In one recent study of Los Angeles water use patterns, she discovered several key things: Wealthier neighborhoods used three times as much water as less affluent ones; outdoor water use accounted for 54 percent of consumption; and mandatory restrictions led to a 23 percent reduction in use, while voluntary ones cut water use by only 6 percent.
Some takeaway lessons: There’s a lot to gain by limiting outdoor water usage, and some large-volume consumers “insensitive to current pricing structures” may need to be charged even more or have their volume restricted. “There also needs to be more dual metering in urban centers—indoor and outdoor water meters—so folks are charged higher rates for excessive outdoor use,” says Hogue.
To retain additional conserved water for future use, Denver Water and other agencies are also exploring new storage options, like underground aquifers or small off-stream reservoirs. Meanwhile, the recent passage of HB 16-1005 (which allows homeowners to collect some rainwater for home use) has sparked optimism that lawmakers might be growing more amenable to tinkering with some of Colorado’s archaic water laws—in the name of conservation.

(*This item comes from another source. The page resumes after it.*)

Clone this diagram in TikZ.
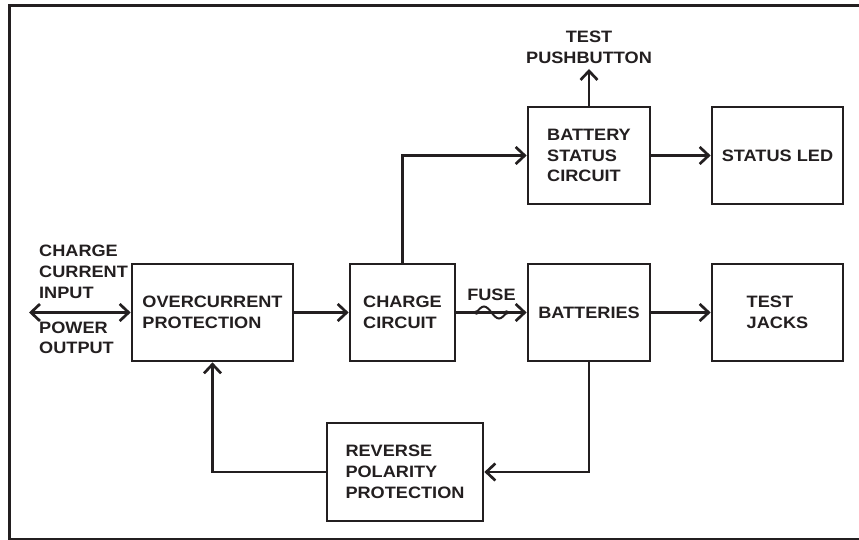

Most importantly, stakeholders from various agencies say they are, more than ever in the past, working together on solutions they might not be able to achieve alone. “I think it is a really exciting time to be in water,” says Denver Water’s Dominick. “There is a new collaborative spirit among water agencies and partners and other water users. While the challenges are very large, I think we can find the solutions.”